Dynamic Programming · LC #647
Palindromic Substrings
Count total palindromic substrings by expanding around every center (odd + even). Increment a counter on each successful expansion step.
Statement
Problem & Approach
Problem statement, sample I/O, and key reasoning.
Count the number of palindromic substrings in string `s`.
Sample I/O
Input: s = "abc"
Output: 3 ("a","b","c")
Input: s = "aaa"
Output: 6 ("a","a","a","aa","aa","aaa")Intuition
How to Think About It
Intuition
DP (expand-around-center) works because every palindrome has a unique center, and each expansion step uncovers exactly one new palindromic substring. Counting expansions directly counts palindromes without listing them.
Core Concept
For each center (odd: i,i; even: i,i+1), expand while s[l]==s[r], incrementing count each time. Total centers: 2n-1. Total work: O(n²). Alternative 2D DP: dp[i][j]=True if palindrome, count Trues.
When to use
Counting all palindromic substrings; often a building block for palindrome partitioning DP.
When NOT to use
When you need distinct palindromic substrings by value (not count of occurrences) - use suffix automaton or Eertree for O(n).
Key Insights
What to Know Cold
- Each successful while-loop iteration in expand() corresponds to exactly one palindromic substring.

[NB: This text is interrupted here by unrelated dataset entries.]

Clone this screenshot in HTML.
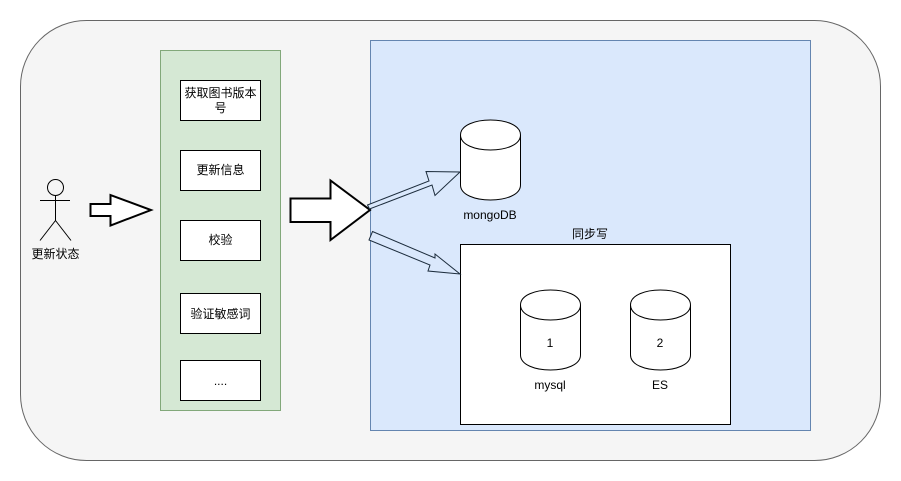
<!DOCTYPE html>
<html>
<head>
<meta charset="utf-8">
<style>
html,body{margin:0;padding:0;background:#fff;width:901px;height:481px;overflow:hidden}
svg{display:block;filter:blur(0.35px)}
text{font-family:"Liberation Sans","Noto Sans CJK SC",sans-serif;font-size:12px;fill:#000;text-anchor:middle}
</style>
</head>
<body>
<svg width="901" height="481" viewBox="0 0 901 481" xmlns="http://www.w3.org/2000/svg">
<rect x="20.5" y="20.5" width="860" height="440" rx="66" ry="66" fill="#f5f5f5" stroke="#666"/>
<rect x="160.5" y="50.5" width="120" height="360" fill="#d5e8d4" stroke="#82a87a"/>
<rect x="370.5" y="40.5" width="440" height="390" fill="#dae8fc" stroke="#6485b0"/>

<g fill="#fff" stroke="#000">
<rect x="180.5" y="80.5" width="80" height="40"/>
<rect x="180.5" y="150.5" width="80" height="40"/>
<rect x="180.5" y="220.5" width="80" height="40"/>
<rect x="180.5" y="293.5" width="80" height="40"/>
<rect x="180.5" y="360.5" width="80" height="40"/>
<rect x="460.5" y="244.5" width="270" height="180"/>
</g>
<text x="220.5" y="97">获取图书版本</text>
<text x="220.5" y="112">号</text>
<text x="220.5" y="174">更新信息</text>
<text x="220.5" y="244">校验</text>
<text x="220.5" y="318">验证敏感词</text>
<text x="220.5" y="385">....</text>

<!-- actor -->
<g fill="none" stroke="#000">
<circle cx="55.5" cy="187.5" r="8" fill="#f5f5f5"/>
<path d="M55.5 195.5V220.5M40 200.5H70M55.5 220.5L40 240.5M55.5 220.5L71 240.5"/>
</g>
<text x="55.5" y="258">更新状态</text>

<!-- block arrows -->
<path d="M90.5 204L110.5 204L110.5 195L151 210L110.5 225.5L110.5 216L90.5 216Z" fill="#fff" stroke="#000" stroke-width="2"/>
<path d="M290.5 198.5L330.5 198.5L330.5 180.5L370 210L330.5 240L330.5 222L290.5 222Z" fill="#fff" stroke="#000" stroke-width="2"/>

<path d="M367.5 205L429 181L426 171.500L460 172L435 195.500L432 185L369.500 209Z" fill="#dae8fc" stroke="#1c2c3c"/>
<path d="M372.500 231.500L435 258L435 254L460 274L428 271L430 265L369 240Z" fill="#dae8fc" stroke="#1c2c3c"/>

<!-- cylinders -->
<g fill="#fff" stroke="#000">
<path d="M460.500 135C460.500 115 520.500 115 520.500 135V185C520.500 205 460.500 205 460.500 185Z"/>
<path d="M460.500 135C460.500 155 520.500 155 520.500 135" fill="none"/>
<path d="M520.500 305C520.500 285 580.500 285 580.500 305V355C580.500 375 520.500 375 520.500 355Z"/>
<path d="M520.500 305C520.500 325 580.500 325 580.500 305" fill="none"/>
<path d="M630.500 305C630.500 285 690.500 285 690.500 305V355C690.500 375 630.500 375 630.500 355Z"/>
<path d="M630.500 305C630.500 325 690.500 325 690.500 305" fill="none"/>
</g>
<text x="490" y="219">mongoDB</text>
<text x="590" y="238">同步写</text>
<text x="550" y="347">1</text>
<text x="660" y="347">2</text>
<text x="550" y="389">mysql</text>
<text x="660" y="389">ES</text>
</svg>
</body>
</html>
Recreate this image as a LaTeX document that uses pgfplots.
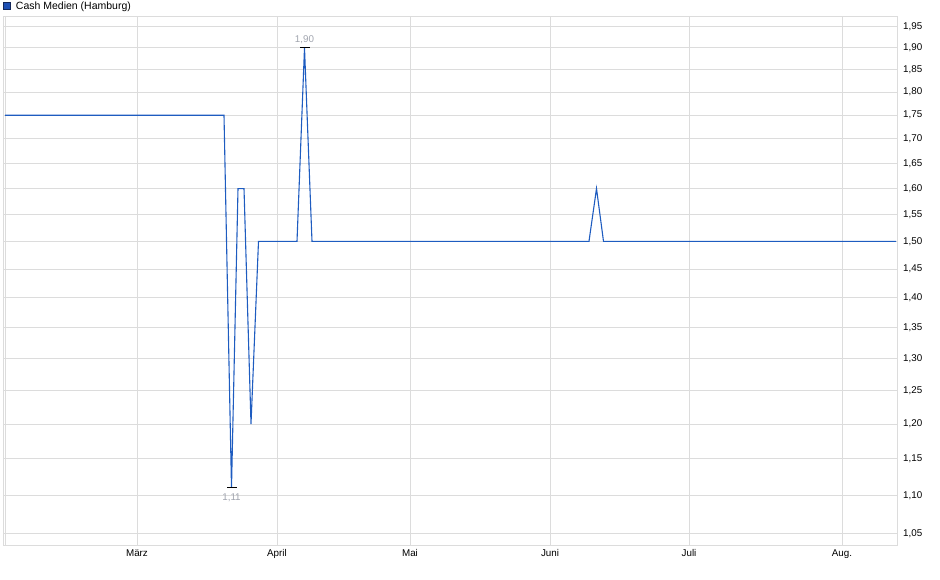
\documentclass[border=0pt]{standalone}
\usepackage{fontspec}
\setmainfont{Liberation Sans}
\usepackage{pgfplots}
\pgfplotsset{compat=1.18}

\definecolor{gridgray}{RGB}{220,220,220}
\definecolor{kurs}{RGB}{30,92,192}
\definecolor{boxfill}{RGB}{30,80,180}
\definecolor{boxline}{RGB}{20,40,90}
\definecolor{extrem}{RGB}{160,164,174}

\begin{document}
\begin{tikzpicture}
\path[use as bounding box] (0,0) rectangle (940pt,-579pt);
\begin{axis}[
    at={(3pt,-545pt)}, anchor=south west,
    scale only axis, width=894pt, height=529pt,
    xmin=3, xmax=897,
    ymode=log, ymin=1.0351, ymax=1.9757,
    xtick={5.3,137,277,410,550,689,842},
    xticklabels={,März,April,Mai,Juni,Juli,Aug.},
    ytick={1.05,1.10,1.15,1.20,1.25,1.30,1.35,1.40,1.45,1.50,1.55,1.60,1.65,1.70,1.75,1.80,1.85,1.90,1.95},
    yticklabels={{1,05},{1,10},{1,15},{1,20},{1,25},{1,30},{1,35},{1,40},{1,45},{1,50},{1,55},{1,60},{1,65},{1,70},{1,75},{1,80},{1,85},{1,90},{1,95}},
    yticklabel pos=right,
    major tick length=0pt,
    minor tick num=0,
    grid=major,
    grid style={draw=gridgray, line width=1pt},
    axis line style={draw=gridgray, line width=1pt},
    tick label style={font=\fontsize{9.8}{11}\selectfont, text=black},
    yticklabel style={anchor=west, inner sep=0pt, xshift=6pt},
    xticklabel style={anchor=north, inner sep=0pt, yshift=-4.5pt, text height=7pt, text depth=2pt},
    legend style={at={(0,1.0189)}, anchor=west, draw=none, fill=none,
        inner sep=0pt, outer sep=0pt, font=\fontsize{10.5}{12}\selectfont,
        nodes={inner sep=0pt}},
    legend cell align=left,
    legend image code/.code={
        \draw[fill=boxfill, draw=boxline, line width=0.8pt] (0pt,-3.6pt) rectangle (7pt,3.6pt);
        \path (12pt,0pt);
    },
]
\addplot[kurs, line width=1.1pt, line join=miter] coordinates {
    (5,1.75) (224,1.75) (231.5,1.11) (238,1.60) (244,1.60) (251,1.20)
    (258.5,1.50) (297,1.50) (304.5,1.90) (312,1.50) (589,1.50)
    (596.5,1.60) (603.5,1.50) (896,1.50)
};
\addlegendentry{Cash Medien (Hamburg)}

\addplot[black, only marks, mark=-, mark size=5pt, mark options={line width=0.9pt},
    point meta=explicit symbolic, nodes near coords,
    nodes near coords style={font=\fontsize{9.8}{11}\selectfont, text=extrem, anchor=south, inner sep=0pt, yshift=4pt},
    forget plot] coordinates {(304.5,1.90) [1,90]};
\addplot[black, only marks, mark=-, mark size=5pt, mark options={line width=0.9pt},
    point meta=explicit symbolic, nodes near coords,
    nodes near coords style={font=\fontsize{9.8}{11}\selectfont, text=extrem, anchor=north, inner sep=0pt, yshift=-5.5pt},
    forget plot] coordinates {(231.5,1.11) [1,11]};
\end{axis}
\end{tikzpicture}
\end{document}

- The count includes all single characters (n of them) since every character is trivially a palindrome.
- Reuse the same expand helper as LC 5 - swap "track max" with "increment counter".
- "aaa" has 6: three singles + two length-2 overlapping + one length-3; expand-around-center finds all naturally.
- 2D DP table is equivalent but uses O(n²) space and is harder to code correctly under interview pressure.
1 example
Worked Examples
Count palindromes in "aaa"
s="aaa"; expected 6 palindromic substrings.
Expand around each center, count each valid expansion.
Output: 6
Direct companion to LC 5. Mastering both shows understanding of the expand-around-center template and how minor changes in the accumulation logic yield entirely different results.